Giorgia Meloni, the hard-right leader who was sworn in as Italy’s first female prime minister on Saturday, won the election on a campaign built around a promise to block migrant ships and support for traditional “family values” and anti-LGBTQ themes.
Meloni was sworn in by the Italian President Sergio Mattarella in a ceremony taking at the Quirinale Palace in Rome.
She heads an alliance of far-right and center-right parties, her own Brothers of Italy chief among them, and is set to form the most right-wing government Italy has seen in decades.

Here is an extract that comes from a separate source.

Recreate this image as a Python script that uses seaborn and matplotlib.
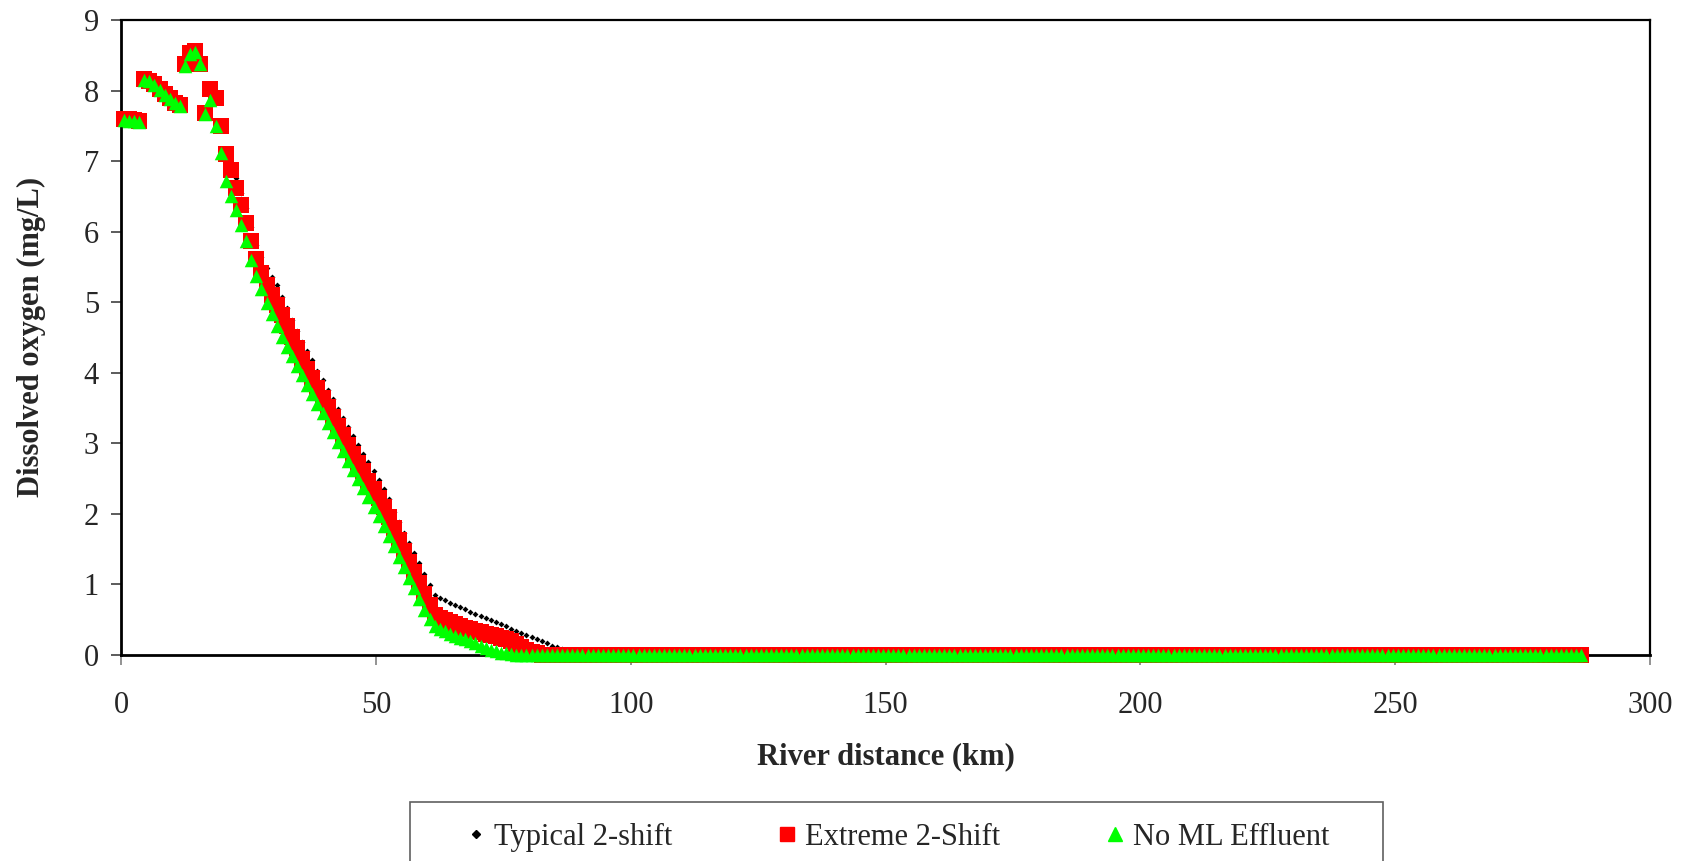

Meloni’s win in parliamentary elections last month suggests the allure of nationalism remains undimmed in Italy – but her vow to take the country on a hard-right turn still leaves many uncertain what will happen next.
The new government is made up of a coalition with two other right-wing leaders. One is Matteo Salvini, a former interior minister who became the darling of the hard-right in 2018 when he shifted his party, the League, once a northern secessionist party, into a nationalist force.
Meloni’s 24 ministers – six of them women – were being sworn in alongside her on Saturday.
The other is Silvio Berlusconi, the center-right former Italian prime minister widely remembered for his “bunga bunga” sex scandals with young women. Both men have previously publicly expressed admiration for Russian President Vladimir Putin, which has prompted questions over what the coalition’s approach to Russia will be.